Short answer: unless the question explicitly says “by eye,” “line of best fit” means the least‑squares regression line. That’s what your calculator gives: it minimizes the sum of squared vertical errors; it doesn’t try to make “half the points above and half below.” A quick hand trick to match the calculator: the regression line always goes through the centroid (x̄, ȳ). For your data, x̄ = 3 and ȳ = 4, and the regression line is y = 1.3 + 0.9x, so the prediction at x = 3 is 4. If you eyeball something steeper, say y = 0.5 + 1.1x, your estimate at x = 3 is 3.8 – close, but not the least‑squares answer. On paper, don’t trust “steepness by sight” (axes scaling plays tricks); instead, plot two calculated points from the regression equation (e.g., (0, 1.3) and (5, 5.8)) and draw the line through them. If a test says “draw a line of best fit and estimate y at x = 3.5,” and calculators are allowed, compute the regression, write its equation, and sketch that line; if you must eyeball, make your line pass through (x̄, ȳ) and balance vertical distances, not just the count of points.
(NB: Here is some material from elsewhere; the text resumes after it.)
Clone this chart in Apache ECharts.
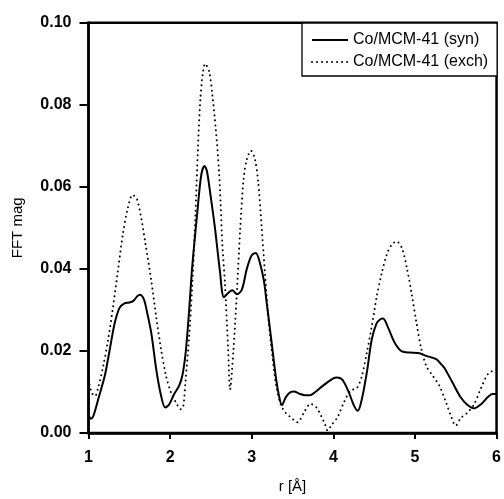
<!DOCTYPE html>
<html>
<head>
<meta charset="utf-8">
<script src="https://cdn.jsdelivr.net/npm/echarts@6/dist/echarts.min.js"></script>
<style>
html,body{margin:0;padding:0;background:#fff;}
#c{width:504px;height:499px;}
</style>
</head>
<body>
<div id="c"></div>
<script>
var seriesNames = ['Co/MCM-41 (syn)', 'Co/MCM-41 (exch)'];
var xTicks = [1, 2, 3, 4, 5, 6];
var yTicks = [0.00, 0.02, 0.04, 0.06, 0.08, 0.10];

var synR = [1.00,1.03,1.06,1.12,1.20,1.26,1.32,1.38,1.44,1.50,1.55,1.60,1.63,1.68,1.72,1.77,1.83,1.89,1.94,1.99,2.05,2.11,2.15,2.19,2.23,2.27,2.33,2.38,2.42,2.45,2.49,2.55,2.61,2.66,2.72,2.76,2.82,2.88,2.94,3.00,3.05,3.10,3.15,3.18,3.24,3.30,3.34,3.37,3.42,3.48,3.52,3.58,3.65,3.71,3.78,3.84,3.93,4.00,4.04,4.11,4.19,4.25,4.30,4.35,4.41,4.47,4.53,4.58,4.61,4.675,4.755,4.84,4.94,5.04,5.14,5.26,5.32,5.36,5.46,5.56,5.645,5.725,5.81,5.89,5.95,6.00];
var synV = [0.0045,0.0035,0.0042,0.0083,0.0140,0.0203,0.0267,0.0305,0.0316,0.0318,0.0322,0.0334,0.0337,0.0325,0.0292,0.0243,0.0155,0.0090,0.0062,0.0070,0.0095,0.0115,0.0140,0.0195,0.0290,0.0403,0.0531,0.0627,0.0651,0.0639,0.0587,0.0499,0.0395,0.0331,0.0343,0.0348,0.0338,0.0350,0.0400,0.0433,0.0439,0.0415,0.0370,0.0323,0.0227,0.0130,0.0085,0.0068,0.0088,0.0100,0.0101,0.0096,0.0092,0.0092,0.0100,0.0110,0.0124,0.0133,0.0135,0.0130,0.0099,0.0068,0.0054,0.0083,0.0147,0.0227,0.0267,0.0278,0.0279,0.0255,0.0219,0.0199,0.0196,0.0195,0.0188,0.0180,0.0168,0.0159,0.0123,0.0087,0.0068,0.0060,0.0070,0.0087,0.0095,0.0095];

var exchR = [1.00,1.04,1.08,1.12,1.18,1.24,1.30,1.36,1.42,1.48,1.54,1.59,1.64,1.70,1.77,1.83,1.89,1.95,2.01,2.07,2.13,2.16,2.19,2.23,2.27,2.31,2.34,2.37,2.40,2.43,2.48,2.52,2.56,2.60,2.62,2.64,2.67,2.71,2.735,2.775,2.815,2.857,2.90,2.94,2.99,3.04,3.08,3.12,3.16,3.20,3.24,3.30,3.36,3.42,3.48,3.56,3.64,3.72,3.79,3.85,3.90,3.93,3.98,4.05,4.13,4.21,4.29,4.35,4.41,4.47,4.53,4.59,4.655,4.715,4.775,4.84,4.90,4.96,5.02,5.08,5.14,5.22,5.30,5.38,5.44,5.50,5.56,5.645,5.725,5.81,5.90,6.00];
var exchV = [0.0130,0.0098,0.0090,0.0112,0.0163,0.0227,0.0307,0.0395,0.0483,0.0547,0.0580,0.0572,0.0531,0.0459,0.0371,0.0283,0.0203,0.0139,0.0099,0.0075,0.0058,0.0063,0.0130,0.0227,0.0355,0.0531,0.0690,0.0812,0.0876,0.0900,0.0880,0.0820,0.0740,0.0636,0.0555,0.0460,0.0370,0.0210,0.0106,0.0200,0.0331,0.0491,0.0619,0.0667,0.0688,0.0667,0.0611,0.0507,0.0395,0.0291,0.0211,0.0115,0.0067,0.0048,0.0038,0.0026,0.0050,0.0071,0.0063,0.0042,0.0020,0.0006,0.0020,0.0038,0.0075,0.0103,0.0110,0.0139,0.0195,0.0259,0.0331,0.0387,0.0435,0.0459,0.0467,0.0451,0.0403,0.0339,0.0267,0.0203,0.0163,0.0139,0.0115,0.0075,0.0042,0.0018,0.0036,0.0050,0.0070,0.0110,0.0145,0.0155];

function pairs(xs, ys){ return xs.map(function(x,i){ return [x, ys[i]]; }); }

var FONT = "'Liberation Sans', Arial, Helvetica, sans-serif";
var chart = echarts.init(document.getElementById('c'), null, {renderer:'canvas'});
chart.setOption({
  animation: false,
  backgroundColor: '#fff',
  grid: {left: 88.5, right: 2.5, top: 22.7, bottom: 61.3, show: true, borderColor: '#000', borderWidth: 2.5, backgroundColor: 'transparent'},
  legend: {
    orient: 'vertical', left: 302, top: 23,
    padding: [9, 9, 6, 9], itemGap: 6, itemWidth: 36, itemHeight: 14,
    backgroundColor: '#fff', borderColor: '#000', borderWidth: 1.3, borderRadius: 0,
    itemStyle: {opacity: 0, borderWidth: 0},
    textStyle: {fontFamily: FONT, fontSize: 16, color: '#000'},
    data: seriesNames
  },
  xAxis: {
    type: 'value', min: xTicks[0], max: xTicks[xTicks.length-1], interval: 1,
    name: 'r [Å]', nameLocation: 'middle', nameGap: 46,
    nameTextStyle: {fontFamily: FONT, fontSize: 15, color: '#000'},
    axisLine: {lineStyle: {color: '#000', width: 2.5}},
    axisTick: {length: 6, lineStyle: {color: '#000', width: 2}},
    axisLabel: {fontFamily: FONT, fontSize: 16, fontWeight: 'bold', color: '#000', margin: 17},
    splitLine: {show: false}
  },
  yAxis: {
    type: 'value', min: yTicks[0], max: yTicks[yTicks.length-1], interval: 0.02,
    name: 'FFT mag', nameLocation: 'middle', nameGap: 63,
    nameTextStyle: {fontFamily: FONT, fontSize: 15, color: '#000'},
    axisLine: {lineStyle: {color: '#000', width: 2.5}},
    axisTick: {length: 9, lineStyle: {color: '#000', width: 2}},
    axisLabel: {fontFamily: FONT, fontSize: 16, fontWeight: 'bold', color: '#000', margin: 17,
      formatter: function(v){ return v.toFixed(2); }},
    splitLine: {show: false}
  },
  series: [
    {name: seriesNames[0], type: 'line', data: pairs(synR, synV), smooth: 0.3, symbol: 'none',
     lineStyle: {color: '#000', width: 2}, itemStyle: {color: '#000'}},
    {name: seriesNames[1], type: 'line', data: pairs(exchR, exchV), smooth: 0.3, symbol: 'none',
     lineStyle: {color: '#000', width: 2, type: [0.01, 5], cap: 'round'}, itemStyle: {color: '#000'}}
  ]
});
</script>
</body>
</html>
Outliers: one far‑right point can yank the line. Add (10, 50) and the fit becomes roughly y ≈ −11.1 + 5.46x – a completely different slope, because that point has high leverage. What to do? Practical checklist: (1) Plot the data; check that a straight line is reasonable (no obvious curve/fan shape). (2) Fit the regression; note it passes through (x̄, ȳ). (3) Check influence: refit without any suspicious point; if the line changes a lot, the point is influential. (4) Decide with context, not vibes: keep it if it’s a real observation from the same process you care about; drop it if it’s a mistake, from a different regime, or outside the study’s scope. If you drop it, say why and report both fits if space allows. Intercept: only force through the origin when theory guarantees y = 0 at x = 0 and you’ve got data near zero; otherwise let the intercept be what it is and explain the negative intercept as “outside the range of interest.” Follow that and you won’t be second‑guessing yourself – and your sketch will match the numbers.